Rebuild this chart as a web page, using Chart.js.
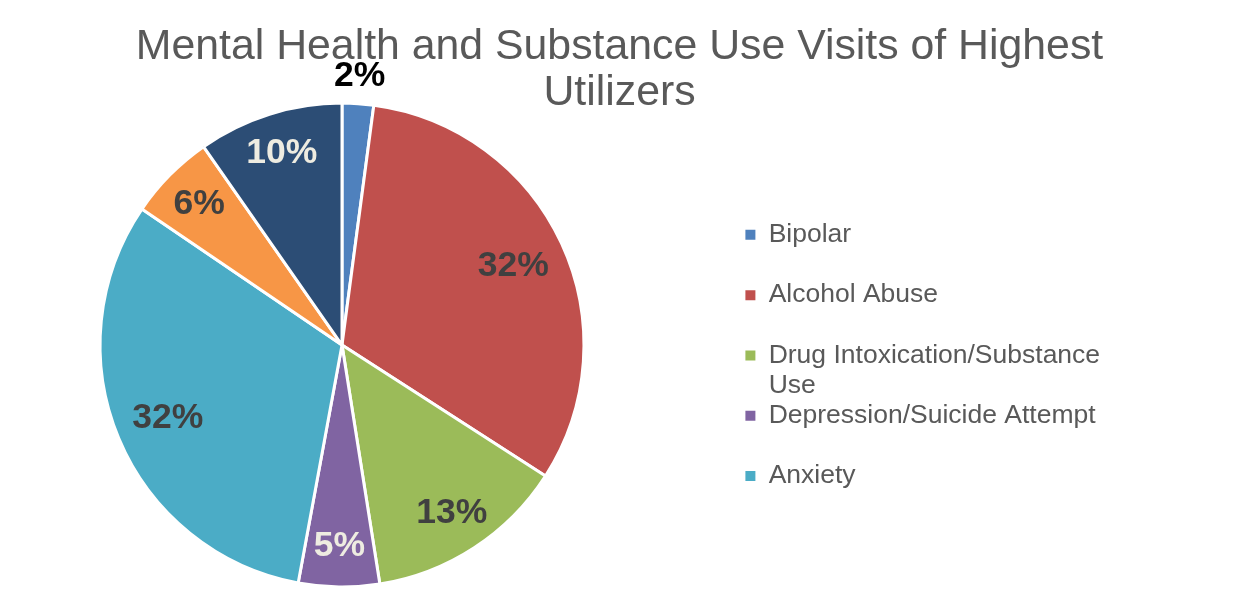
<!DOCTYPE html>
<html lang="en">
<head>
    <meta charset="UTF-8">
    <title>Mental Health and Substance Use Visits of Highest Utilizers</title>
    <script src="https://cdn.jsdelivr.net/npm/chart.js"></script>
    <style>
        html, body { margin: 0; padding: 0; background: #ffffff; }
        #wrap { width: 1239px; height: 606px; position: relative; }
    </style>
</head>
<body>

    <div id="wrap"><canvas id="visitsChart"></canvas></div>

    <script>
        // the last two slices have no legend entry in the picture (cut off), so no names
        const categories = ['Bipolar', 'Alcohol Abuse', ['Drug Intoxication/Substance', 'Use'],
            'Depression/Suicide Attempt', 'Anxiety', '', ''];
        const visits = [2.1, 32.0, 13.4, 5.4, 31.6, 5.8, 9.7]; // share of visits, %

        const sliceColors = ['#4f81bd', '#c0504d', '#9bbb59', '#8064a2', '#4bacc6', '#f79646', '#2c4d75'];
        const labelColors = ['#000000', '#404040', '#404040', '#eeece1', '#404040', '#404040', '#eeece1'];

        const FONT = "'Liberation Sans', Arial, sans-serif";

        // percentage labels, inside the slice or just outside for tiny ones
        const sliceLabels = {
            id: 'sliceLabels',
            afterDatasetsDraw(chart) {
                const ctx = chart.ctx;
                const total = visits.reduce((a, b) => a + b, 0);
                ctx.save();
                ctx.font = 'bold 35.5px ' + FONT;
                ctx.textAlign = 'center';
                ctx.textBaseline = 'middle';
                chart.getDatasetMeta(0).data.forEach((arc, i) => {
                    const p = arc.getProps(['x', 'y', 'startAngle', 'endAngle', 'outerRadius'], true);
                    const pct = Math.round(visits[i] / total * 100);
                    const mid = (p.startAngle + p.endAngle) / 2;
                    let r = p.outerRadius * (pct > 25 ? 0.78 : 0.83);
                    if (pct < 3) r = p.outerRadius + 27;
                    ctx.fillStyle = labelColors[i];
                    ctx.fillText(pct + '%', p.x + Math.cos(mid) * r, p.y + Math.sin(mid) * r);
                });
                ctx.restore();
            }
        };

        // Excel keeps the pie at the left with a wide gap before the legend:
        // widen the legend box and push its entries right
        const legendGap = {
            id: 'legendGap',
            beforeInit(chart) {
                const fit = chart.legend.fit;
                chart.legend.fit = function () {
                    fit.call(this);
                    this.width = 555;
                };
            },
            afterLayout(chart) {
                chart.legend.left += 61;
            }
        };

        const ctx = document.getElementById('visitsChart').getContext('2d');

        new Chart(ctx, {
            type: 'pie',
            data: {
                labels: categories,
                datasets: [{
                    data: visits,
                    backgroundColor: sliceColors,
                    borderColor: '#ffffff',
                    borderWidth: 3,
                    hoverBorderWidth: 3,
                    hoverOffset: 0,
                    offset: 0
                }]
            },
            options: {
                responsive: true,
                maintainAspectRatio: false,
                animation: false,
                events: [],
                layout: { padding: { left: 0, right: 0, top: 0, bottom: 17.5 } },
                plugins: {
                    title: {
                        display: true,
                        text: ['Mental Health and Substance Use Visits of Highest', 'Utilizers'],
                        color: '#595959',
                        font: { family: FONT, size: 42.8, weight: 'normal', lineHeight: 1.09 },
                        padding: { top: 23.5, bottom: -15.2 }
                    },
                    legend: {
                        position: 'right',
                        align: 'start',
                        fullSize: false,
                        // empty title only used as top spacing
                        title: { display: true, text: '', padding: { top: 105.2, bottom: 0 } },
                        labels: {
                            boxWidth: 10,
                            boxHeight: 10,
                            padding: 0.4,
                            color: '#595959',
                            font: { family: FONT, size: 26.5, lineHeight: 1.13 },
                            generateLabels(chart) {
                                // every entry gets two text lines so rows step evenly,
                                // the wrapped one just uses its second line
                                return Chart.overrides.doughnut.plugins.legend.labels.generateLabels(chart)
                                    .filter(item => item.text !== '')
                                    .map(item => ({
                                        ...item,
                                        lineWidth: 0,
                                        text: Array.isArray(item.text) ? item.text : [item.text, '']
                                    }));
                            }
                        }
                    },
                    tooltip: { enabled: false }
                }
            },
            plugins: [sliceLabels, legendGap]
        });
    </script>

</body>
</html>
● ● ● ● ●
GIVEN REQUEST: From the data above, write out everything exactly except the pictures.

WRITTEN RESPONSE:
Rebuild this chart as a web page, using Chart.js.
<!DOCTYPE html>
<html lang="en">
<head>
    <meta charset="UTF-8">
    <title>Mental Health and Substance Use Visits of Highest Utilizers</title>
    <script src="https://cdn.jsdelivr.net/npm/chart.js"></script>
    <style>
        html, body { margin: 0; padding: 0; background: #ffffff; }
        #wrap { width: 1239px; height: 606px; position: relative; }
    </style>
</head>
<body>

    <div id="wrap"><canvas id="visitsChart"></canvas></div>

    <script>
        // the last two slices have no legend entry in the picture (cut off), so no names
        const categories = ['Bipolar', 'Alcohol Abuse', ['Drug Intoxication/Substance', 'Use'],
            'Depression/Suicide Attempt', 'Anxiety', '', ''];
        const visits = [2.1, 32.0, 13.4, 5.4, 31.6, 5.8, 9.7]; // share of visits, %

        const sliceColors = ['#4f81bd', '#c0504d', '#9bbb59', '#8064a2', '#4bacc6', '#f79646', '#2c4d75'];
        const labelColors = ['#000000', '#404040', '#404040', '#eeece1', '#404040', '#404040', '#eeece1'];

        const FONT = "'Liberation Sans', Arial, sans-serif";

        // percentage labels, inside the slice or just outside for tiny ones
        const sliceLabels = {
            id: 'sliceLabels',
            afterDatasetsDraw(chart) {
                const ctx = chart.ctx;
                const total = visits.reduce((a, b) => a + b, 0);
                ctx.save();
                ctx.font = 'bold 35.5px ' + FONT;
                ctx.textAlign = 'center';
                ctx.textBaseline = 'middle';
                chart.getDatasetMeta(0).data.forEach((arc, i) => {
                    const p = arc.getProps(['x', 'y', 'startAngle', 'endAngle', 'outerRadius'], true);
                    const pct = Math.round(visits[i] / total * 100);
                    const mid = (p.startAngle + p.endAngle) / 2;
                    let r = p.outerRadius * (pct > 25 ? 0.78 : 0.83);
                    if (pct < 3) r = p.outerRadius + 27;
                    ctx.fillStyle = labelColors[i];
                    ctx.fillText(pct + '%', p.x + Math.cos(mid) * r, p.y + Math.sin(mid) * r);
                });
                ctx.restore();
            }
        };

        // Excel keeps the pie at the left with a wide gap before the legend:
        // widen the legend box and push its entries right
        const legendGap = {
            id: 'legendGap',
            beforeInit(chart) {
                const fit = chart.legend.fit;
                chart.legend.fit = function () {
                    fit.call(this);
                    this.width = 555;
                };
            },
            afterLayout(chart) {
                chart.legend.left += 61;
            }
        };

        const ctx = document.getElementById('visitsChart').getContext('2d');

        new Chart(ctx, {
            type: 'pie',
            data: {
                labels: categories,
                datasets: [{
                    data: visits,
                    backgroundColor: sliceColors,
                    borderColor: '#ffffff',
                    borderWidth: 3,
                    hoverBorderWidth: 3,
                    hoverOffset: 0,
                    offset: 0
                }]
            },
            options: {
                responsive: true,
                maintainAspectRatio: false,
                animation: false,
                events: [],
                layout: { padding: { left: 0, right: 0, top: 0, bottom: 17.5 } },
                plugins: {
                    title: {
                        display: true,
                        text: ['Mental Health and Substance Use Visits of Highest', 'Utilizers'],
                        color: '#595959',
                        font: { family: FONT, size: 42.8, weight: 'normal', lineHeight: 1.09 },
                        padding: { top: 23.5, bottom: -15.2 }
                    },
                    legend: {
                        position: 'right',
                        align: 'start',
                        fullSize: false,
                        // empty title only used as top spacing
                        title: { display: true, text: '', padding: { top: 105.2, bottom: 0 } },
                        labels: {
                            boxWidth: 10,
                            boxHeight: 10,
                            padding: 0.4,
                            color: '#595959',
                            font: { family: FONT, size: 26.5, lineHeight: 1.13 },
                            generateLabels(chart) {
                                // every entry gets two text lines so rows step evenly,
                                // the wrapped one just uses its second line
                                return Chart.overrides.doughnut.plugins.legend.labels.generateLabels(chart)
                                    .filter(item => item.text !== '')
                                    .map(item => ({
                                        ...item,
                                        lineWidth: 0,
                                        text: Array.isArray(item.text) ? item.text : [item.text, '']
                                    }));
                            }
                        }
                    },
                    tooltip: { enabled: false }
                }
            },
            plugins: [sliceLabels, legendGap]
        });
    </script>

</body>
</html>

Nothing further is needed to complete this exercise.